A Rock of Ages

In honor of Indigenous Peoples Day, I visited a petroglyph site in the Nevada desert, and took that photo today. This area was once a lush green shore of a lake at the time the glyphs were carved, and they represent a significant aspect of the religious culture of the original people of North America. They’re OLD. Some of these glyphs were being carved about the time that Ezekiel was writing his prophecies in ancient Israel. Others were carved within the lifetime of the first colonists.

It would do us well, we children of European American immigrants, to remember that we were very much NOT the first inhabitants of this land. We colonized it.

I cannot help but mourn the incalculable value lost by the destruction of cultures with millennia of history, when the immigrants brought an entirely different culture that eventually exterminated what had long preceded it. While Columbus’ expeditions were important, I have begun to believe that Indigenous Peoples Day is a much more relevant title for the things we should remember.

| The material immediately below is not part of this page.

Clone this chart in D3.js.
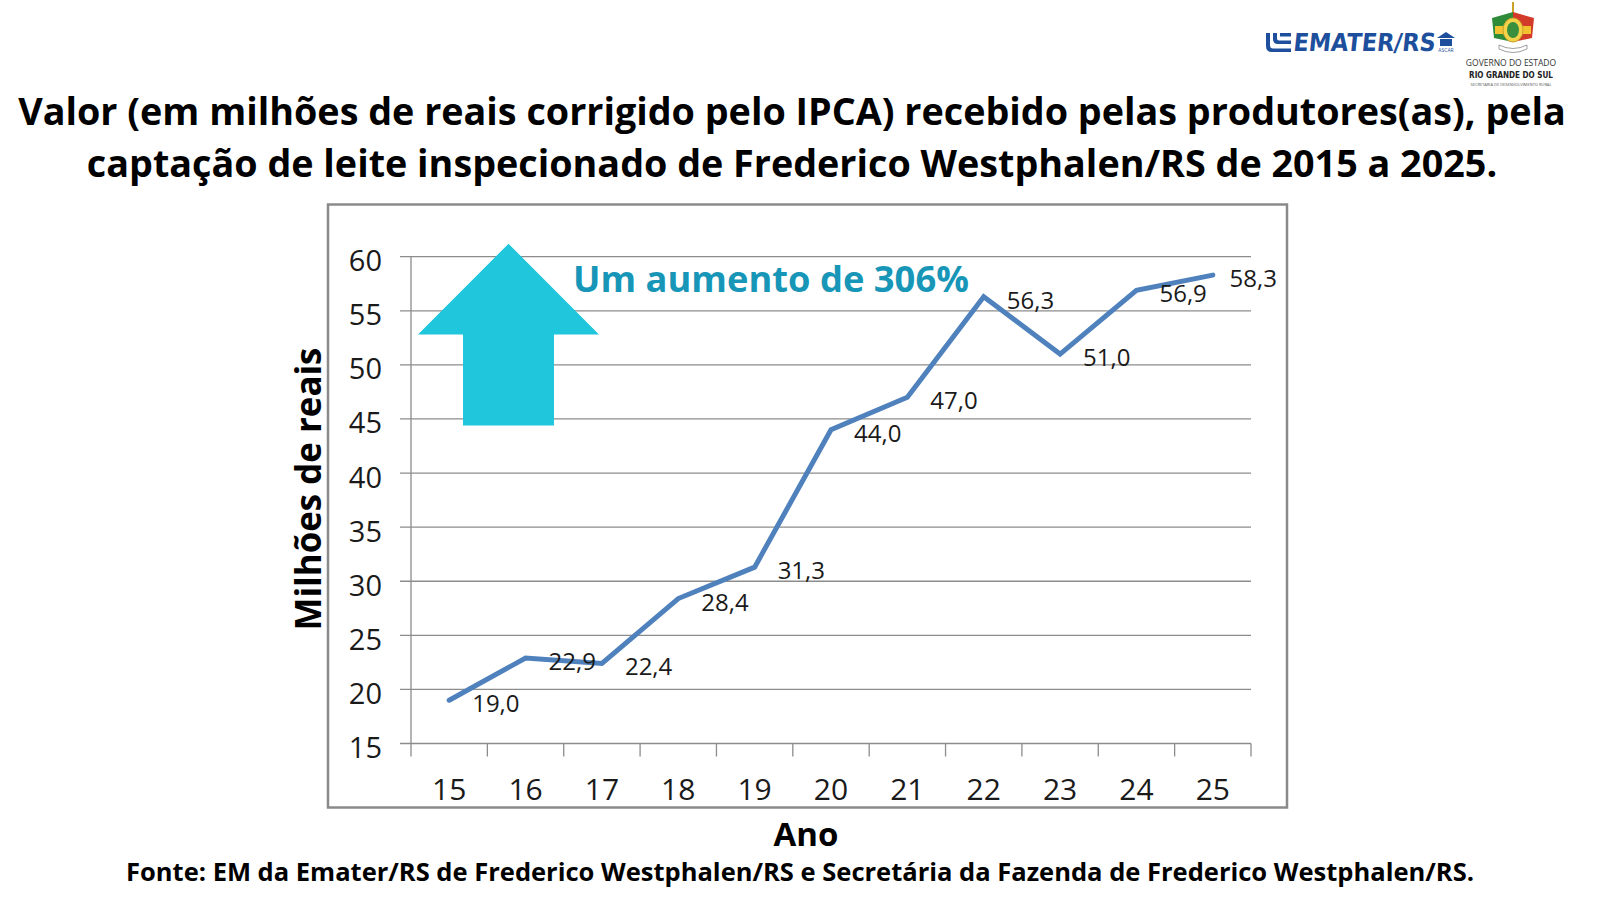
<!DOCTYPE html>
<html>
<head>
<meta charset="utf-8">
<script src="https://cdn.jsdelivr.net/npm/d3@7/dist/d3.min.js"></script>
<style>
  html, body { margin: 0; padding: 0; background: #ffffff; }
  svg { display: block; }
</style>
</head>
<body>
<svg id="chart" width="1600" height="900"></svg>
<script>
// ---------- DATA ----------
const years = ["15", "16", "17", "18", "19", "20", "21", "22", "23", "24", "25"];
const values = [19.0, 22.9, 22.4, 28.4, 31.3, 44.0, 47.0, 56.3, 51.0, 56.9, 58.3];
const yTicks = [15, 20, 25, 30, 35, 40, 45, 50, 55, 60];
const titleLines = [
  "Valor (em milhões de reais corrigido pelo IPCA) recebido pelas produtores(as), pela",
  "captação de leite inspecionado de Frederico Westphalen/RS de 2015 a 2025."
];
const yAxisTitle = "Milhões de reais";
const xAxisTitle = "Ano";
const annotationText = "Um aumento de 306%";
const sourceText = "Fonte: EM da Emater/RS de Frederico Westphalen/RS e Secretária da Fazenda de Frederico Westphalen/RS.";

// ---------- LAYOUT ----------
const svg = d3.select("#chart");
const font = "'Open Sans', 'Noto Sans', sans-serif";
const frame = { x0: 328, y0: 204.5, x1: 1287, y1: 807.5 };
const plot = { left: 411, right: 1251, top: 256.7, bottom: 743.5 };

const x = d3.scaleBand().domain(years).range([plot.left, plot.right]).paddingInner(0).paddingOuter(0);
const y = d3.scaleLinear().domain([15, 60]).range([plot.bottom, plot.top]);
const cx = d => x(d) + x.bandwidth() / 2;

function fitText(sel, targetWidth, startSize) {
  sel.style("font-size", startSize + "px");
  const w = sel.node().getComputedTextLength();
  const s = startSize * targetWidth / w;
  sel.style("font-size", s + "px");
  return s;
}

// ---------- TITLE ----------
const t1 = svg.append("text").attr("x", 792).attr("y", 125).attr("text-anchor", "middle")
  .style("font-family", font).style("font-weight", 700).attr("fill", "#000").text(titleLines[0]);
const titleSize = fitText(t1, 1548, 32);
svg.append("text").attr("x", 792).attr("y", 177).attr("text-anchor", "middle")
  .style("font-family", font).style("font-weight", 700).style("font-size", titleSize + "px")
  .attr("fill", "#000").text(titleLines[1]);

// ---------- CHART FRAME ----------
svg.append("rect").attr("x", frame.x0).attr("y", frame.y0)
  .attr("width", frame.x1 - frame.x0).attr("height", frame.y1 - frame.y0)
  .attr("fill", "#fff").attr("stroke", "#8a8a8a").attr("stroke-width", 2.5);

// gridlines (extend left as tick marks)
svg.append("g").selectAll("line").data(yTicks).join("line")
  .attr("x1", plot.left - 11).attr("x2", plot.right)
  .attr("y1", d => y(d)).attr("y2", d => y(d))
  .attr("stroke", "#8c8c8c").attr("stroke-width", 1.3);

// y axis line
svg.append("line").attr("x1", plot.left).attr("x2", plot.left)
  .attr("y1", plot.top).attr("y2", plot.bottom)
  .attr("stroke", "#8c8c8c").attr("stroke-width", 1.3);

// y tick labels
svg.append("g").selectAll("text").data(yTicks).join("text")
  .attr("x", 382).attr("y", d => y(d) + 3)
  .attr("text-anchor", "end").attr("dominant-baseline", "central")
  .style("font-family", font).style("font-size", "29px").attr("fill", "#1a1a1a")
  .text(d => d);

// x tick marks at band boundaries
const boundaries = years.map(d => x(d)).concat([plot.right]);
svg.append("g").selectAll("line").data(boundaries).join("line")
  .attr("x1", d => d).attr("x2", d => d)
  .attr("y1", plot.bottom).attr("y2", plot.bottom + 13)
  .attr("stroke", "#8c8c8c").attr("stroke-width", 1.3);

// x tick labels
svg.append("g").selectAll("text").data(years).join("text")
  .attr("x", d => cx(d)).attr("y", 800)
  .attr("text-anchor", "middle")
  .style("font-family", font).style("font-size", "30px").attr("fill", "#1a1a1a")
  .text(d => d);

// ---------- ARROW ANNOTATION ----------
const arrowCx = 508.5;
const arrowPts = [
  [arrowCx, y(61.2)],
  [arrowCx + 90.5, y(52.8)],
  [arrowCx + 45.5, y(52.8)],
  [arrowCx + 45.5, y(44.4)],
  [arrowCx - 45.5, y(44.4)],
  [arrowCx - 45.5, y(52.8)],
  [arrowCx - 90.5, y(52.8)]
];
svg.append("polygon").attr("points", arrowPts.map(p => p.join(",")).join(" "))
  .attr("fill", "#1fc6dc");

const ann = svg.append("text").attr("x", 573).attr("y", 292)
  .style("font-family", font).style("font-weight", 700).attr("fill", "#1796b8")
  .text(annotationText);
fitText(ann, 396, 33);

// ---------- LINE ----------
const line = d3.line().x((d, i) => cx(years[i])).y(d => y(d));
svg.append("path").datum(values).attr("d", line)
  .attr("fill", "none").attr("stroke", "#4f81bd").attr("stroke-width", 5)
  .attr("stroke-linejoin", "miter").attr("stroke-linecap", "round");

// data labels
const fmt = v => v.toFixed(1).replace(".", ",");
const labels = svg.append("g").selectAll("text").data(values).join("text")
  .attr("y", d => y(d) + 2.5).attr("dominant-baseline", "central")
  .style("font-family", font).style("font-size", "24px").attr("fill", "#1a1a1a")
  .text(d => fmt(d));
labels.each(function(d, i) {
  const w = this.getComputedTextLength();
  let lx = cx(years[i]) + 23;
  if (lx + w > frame.x1 - 10) lx = frame.x1 - 10 - w;
  d3.select(this).attr("x", lx);
});

// ---------- AXIS TITLES ----------
const yt = svg.append("text").attr("transform", "translate(321,489) rotate(-90)")
  .attr("text-anchor", "middle")
  .style("font-family", font).style("font-weight", 700).attr("fill", "#000")
  .text(yAxisTitle);
fitText(yt, 283, 34);

svg.append("text").attr("x", 806).attr("y", 846).attr("text-anchor", "middle")
  .style("font-family", font).style("font-weight", 700).style("font-size", "33px")
  .attr("fill", "#000").text(xAxisTitle);

// ---------- SOURCE ----------
const src = svg.append("text").attr("x", 800).attr("y", 881).attr("text-anchor", "middle")
  .style("font-family", font).style("font-weight", 700).attr("fill", "#000")
  .text(sourceText);
fitText(src, 1349, 23);

// ---------- LOGOS ----------
const logo = svg.append("g");
const blue = "#1d4f9c";
// EMATER stripes: nested rounded L shapes
logo.append("path")
  .attr("d", "M1266,33 L1266,46 Q1266,52 1272,52 L1291,52 L1291,48.5 L1273,48.5 Q1270,48.5 1270,45.5 L1270,33 Z")
  .attr("fill", blue);
logo.append("path")
  .attr("d", "M1273,33 L1273,39 Q1273,44 1278,44 L1291,44 L1291,40.5 L1279,40.5 Q1277,40.5 1277,38.5 L1277,33 Z")
  .attr("fill", blue);
logo.append("rect").attr("x", 1280).attr("y", 33).attr("width", 11).attr("height", 3.5).attr("fill", blue);
const em = logo.append("text").attr("x", 1293).attr("y", 51)
  .attr("transform", "skewX(-6) translate(5.2,0)")
  .style("font-family", "'DejaVu Sans Condensed', 'DejaVu Sans', sans-serif")
  .style("font-weight", 700).attr("fill", blue).text("EMATER/RS");
fitText(em, 142, 20);
// ASCAR icon
logo.append("path").attr("d", "M1437,38 L1446,32 L1455,38 Z").attr("fill", blue);
logo.append("rect").attr("x", 1440).attr("y", 39).attr("width", 12).attr("height", 7).attr("fill", blue);
logo.append("text").attr("x", 1446).attr("y", 52).attr("text-anchor", "middle")
  .style("font-family", font).style("font-size", "5px").attr("fill", blue).text("ASCAR");

// coat of arms (simplified)
const ca = logo.append("g");
ca.append("line").attr("x1", 1513).attr("x2", 1513).attr("y1", 2).attr("y2", 14).attr("stroke", "#c9a227").attr("stroke-width", 2);
ca.append("path").attr("d", "M1492,18 L1513,12 L1513,42 L1494,38 Z").attr("fill", "#2e8b3a");
ca.append("path").attr("d", "M1534,18 L1513,12 L1513,42 L1532,38 Z").attr("fill", "#d23a2a");
ca.append("path").attr("d", "M1495,26 L1531,26 L1531,34 L1495,34 Z").attr("fill", "#f2c230");
ca.append("ellipse").attr("cx", 1513).attr("cy", 30).attr("rx", 10).attr("ry", 12).attr("fill", "#f4d34a").attr("stroke", "#c9a227");
ca.append("ellipse").attr("cx", 1513).attr("cy", 30).attr("rx", 6).attr("ry", 8).attr("fill", "#3a8f3f");
ca.append("path").attr("d", "M1499,45 Q1513,52 1527,45 L1527,49 Q1513,56 1499,49 Z").attr("fill", "#ffffff").attr("stroke", "#888").attr("stroke-width", 0.8);
logo.append("text").attr("x", 1511).attr("y", 66).attr("text-anchor", "middle")
  .style("font-family", font).style("font-size", "8.5px").attr("fill", "#333").text("GOVERNO DO ESTADO");
const rg = logo.append("text").attr("x", 1511).attr("y", 77.5).attr("text-anchor", "middle")
  .style("font-family", "'DejaVu Sans Condensed', sans-serif").style("font-weight", 700)
  .attr("fill", "#222").text("RIO GRANDE DO SUL");
fitText(rg, 84, 10);
logo.append("text").attr("x", 1511).attr("y", 86).attr("text-anchor", "middle")
  .style("font-family", font).style("font-size", "4px").attr("fill", "#555").text("SECRETARIA DE DESENVOLVIMENTO RURAL");
</script>
</body>
</html>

That song I grew up singing, “This Land Is Your Land” now feels a bit arrogant to me. Verse 3 says:

I roamed and rambled and I’ve followed my footsteps
To the sparkling sands of her diamond deserts
All around me a voice was sounding
This land was made for you and me

Thinking from this longer perspective, and standing in those diamond deserts looking at petroglyphs made 2000 years before that verse was written, I’m not sure that “this land was made for you and me.” We Europeans certainly took possession of it – but if there were already people inhabiting the land, was it made for us at their expense?